Kata “bencana” itu melekat bukan terutama karena besarnya skala peristiwa alam, tapi karena banyaknya korban yang jatuh.
Telaah dari berbagai sisi meyimpulkan bahwa ketidaksiapan kita menghadapi peristiwa alam tersebut, ikut berperan dalam besarnya jumlah korban. Negeri kita tercinta ini memang berada di atas
tiga tumbukan lempeng benua dan di kelilingi cincin vulkanik. Keadaan itu membuat Indonesia jadi sarang bagi peristiwa-peristiwa alam yang tidak biasa, sekaligus juga membuat negeri kita jadi subur dan istimewa. Peringatan-peringatan alam sebenarnya sudah pernah dikirim di masa silam, tapi kita tidak cukup rajin mencatatnya. Pemukiman dan kota-kota yang kita bangun pun tak selalu mengindahkan kemungkinan terjadinya peristiwa alam yang luar biasa.
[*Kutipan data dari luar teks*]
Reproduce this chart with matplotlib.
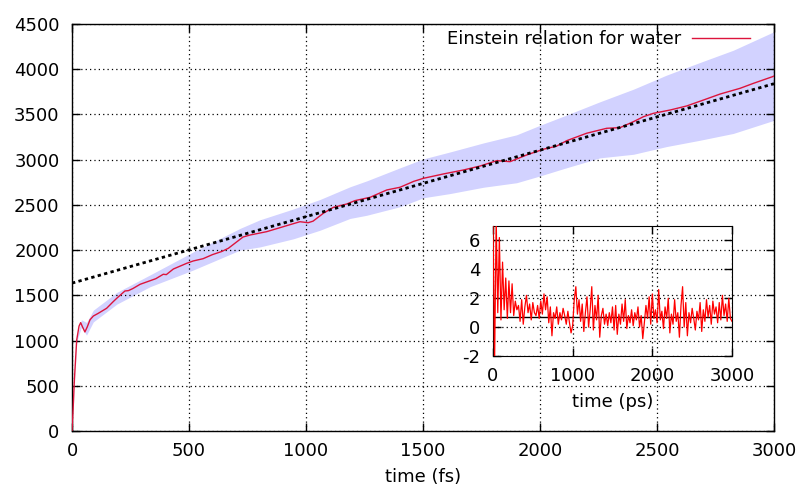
import numpy as np
import matplotlib
matplotlib.use('Agg')
import matplotlib.pyplot as plt

# main curve: MSD of water vs time (fs)
t_fs = [0, 5, 10, 20, 30, 37, 45, 55, 65, 77, 91, 112, 148, 176, 191, 226, 241,
        260, 291, 358, 390, 403, 433, 490, 518, 560, 600, 640, 668, 731, 761,
        832, 917, 974, 1009, 1030, 1074, 1117, 1174, 1209, 1274, 1345, 1402,
        1460, 1502, 1587, 1673, 1744, 1815, 1872, 1943, 2014, 2071, 2114, 2199,
        2285, 2342, 2399, 2442, 2484, 2556, 2627, 2699, 2770, 2855, 2912, 2994, 3000]
msd = [0, 260, 560, 1006, 1160, 1198, 1150, 1095, 1150, 1230, 1271, 1301, 1357,
       1430, 1467, 1548, 1552, 1575, 1622, 1684, 1733, 1729, 1791, 1854, 1880,
       1905, 1950, 1985, 2020, 2145, 2167, 2204, 2270, 2314, 2303, 2320, 2407,
       2473, 2510, 2547, 2584, 2665, 2695, 2760, 2794, 2842, 2886, 2930, 2989,
       2978, 3052, 3115, 3150, 3210, 3292, 3347, 3354, 3420, 3475, 3512, 3549,
       3594, 3660, 3726, 3789, 3844, 3918, 3925]

# error band (upper / lower edges)
band_t = [0, 20, 40, 62, 91, 191, 333, 518, 718, 803, 946, 1060, 1188, 1259,
          1402, 1502, 1615, 1758, 1900, 2000, 2100, 2256, 2400, 2541, 2684, 2826, 3000]
band_hi = [0, 1026, 1230, 1200, 1336, 1532, 1725, 1980, 2240, 2335, 2455, 2560,
           2700, 2765, 2910, 3009, 3085, 3185, 3275, 3380, 3480, 3640, 3780, 3935,
           4075, 4210, 4415]
band_lo = [0, 986, 1150, 1060, 1206, 1402, 1595, 1780, 2000, 2035, 2125, 2220,
           2350, 2385, 2480, 2579, 2625, 2695, 2745, 2820, 2900, 3020, 3060, 3145,
           3215, 3290, 3435]

# linear fit
fit_intercept = 1635
fit_slope = 0.735

# inset: signal vs time (ps), one value every 20 ps
inset_step = 20
inset_y = [7.5, -2.5, 7.5, 1.0, 6.2, 0.5, 4.5, 1.2, 3.4, 0.6, 3.2, 1.0, 3.0, 0.8,
           1.8, 1.2, 1.5, 0.4, 1.9, 0.2, 1.4, 2.2, 1.0, 1.6, 0.5, 1.7, 1.0, 0.8,
           1.5, 0.6, 1.8, 0.9, 2.3, 1.2, 2.1, 0.3, 1.4, -0.6, 1.0, 0.6, 1.4, 0.2,
           1.0, 0.5, 1.3, 0.8, 0.2, 1.1, 0.3, -0.4, 0.1, 1.9, 2.8, 0.9, 1.9, 0.4,
           1.6, -0.3, 1.0, 2.1, 0.0, 1.2, 2.8, -0.2, 1.5, 0.5, 2.2, -0.7, 0.8, 1.3,
           0.2, 0.9, 0.1, 1.0, 0.3, 1.4, -0.2, 1.5, -0.5, 0.9, 0.2, 1.6, 0.4, 1.9,
           -0.1, 0.8, 0.3, 1.2, 0.1, 1.0, 0.5, 1.4, 0.0, 0.8, -0.8, 0.3, 1.5, 0.6,
           2.1, 0.2, 2.3, 0.6, 1.2, 0.3, 2.6, 0.5, 1.1, -0.1, 1.4, 0.6, 2.0, -0.4,
           0.9, 0.2, 1.9, 0.4, 1.0, -0.7, 1.5, 2.8, 0.0, 1.7, -0.6, 1.0, 0.3, 1.3,
           0.6, -0.2, 1.1, 0.5, 1.7, -0.3, 1.2, 0.4, 1.9, 0.7, 1.5, 0.2, 1.8, 0.9,
           1.4, 0.3, 1.7, 0.5, 2.2, 0.8, 1.6, 0.4, 2.0, 0.6, 0.4]
inset_mean = 0.72

plt.rcParams['font.family'] = 'DejaVu Sans'
plt.rcParams['font.size'] = 13
plt.rcParams['axes.unicode_minus'] = False

fig = plt.figure(figsize=(8.02, 4.95), dpi=100)
ax = fig.add_axes([0.0898, 0.1293, 0.8753, 0.8222])

grid_kw = dict(color='black', linestyle=(0, (1, 2.5)), linewidth=0.9)

ax.fill_between(band_t, band_lo, band_hi, color='#d2d2ff', linewidth=0, zorder=1)
ax.plot(t_fs, msd, color='#dc143c', linewidth=1.0, zorder=3,
        label='Einstein relation for water')
xf = np.array([0, 3000])
ax.plot(xf, fit_intercept + fit_slope * xf, color='black',
        linestyle=(0, (1.2, 1.2)), linewidth=2.0, zorder=4)

ax.set_xlim(0, 3000)
ax.set_ylim(0, 4500)
ax.set_xticks(np.arange(0, 3001, 500))
ax.set_yticks(np.arange(0, 4501, 500))
ax.tick_params(direction='in', length=6, width=1, top=True, right=True,
               labelsize=13)
ax.tick_params(axis='y', pad=9)
ax.tick_params(axis='x', pad=8)
ax.grid(True, **grid_kw)
ax.set_axisbelow(False)
for s in ax.spines.values():
    s.set_linewidth(1.0)
ax.set_xlabel('time (fs)', fontsize=13, labelpad=6)

leg = ax.legend(loc='upper right', bbox_to_anchor=(0.966, 0.985), frameon=False,
                markerfirst=False, handlelength=3.2, handletextpad=0.6,
                borderpad=0, borderaxespad=0, fontsize=13)

# inset
ins = fig.add_axes([0.6147, 0.2808, 0.298, 0.2626])
ins.patch.set_alpha(0)
t_ps = np.arange(len(inset_y)) * inset_step
ins.plot(t_ps, inset_y, color='red', linewidth=0.9, zorder=3)
ins.axhline(inset_mean, color='black', linewidth=1.0, zorder=2)
ins.set_xlim(0, 3000)
ins.set_ylim(-2, 7)
ins.set_xticks([0, 1000, 2000, 3000])
ins.set_yticks([-2, 0, 2, 4, 6])
ins.tick_params(direction='in', length=6, width=1, top=True, right=True,
                labelsize=13)
ins.tick_params(axis='y', pad=9)
ins.tick_params(axis='x', pad=8)
ins.grid(True, **grid_kw)
ins.set_xlabel('time (ps)', fontsize=13, labelpad=6)

fig.savefig('out.png', dpi=100)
Ini semua mendesakkan tuntutan pada kita untuk bukan hanya membangun dan mengembangkan literasi bencana, tapi mewujudkan literasi bencana itu secara sistematis dalam berbagai aspek.
Yang menggembirakan adalah bahwa kawan-kawan relawan di berbagai penjuru, ternyata cukup tangkas bergerak mengerahkan dan mengelola semangat gotong royong masyarakat untuk meringankan beban sesama warga yang terdampak. Terima kasih yang sebesar-besarnya kita sampaikan ke kawan-kawan relawan yang telah bergerak dengan cara dan kemampuan masing-masing. Banyak dokumentasi yang dibuat oleh para relawan yang langsung terlibat di tengah masyarakat yang terdampak, tapi tak semua dokumentasi itu bisa dishare.
Semoga semangat kerelawanan dan kegotongroyongan ini terus berkobar dan menyebar luas, mendampingi penyebaran literasi bencana ke seluruh lapisan masyarakat.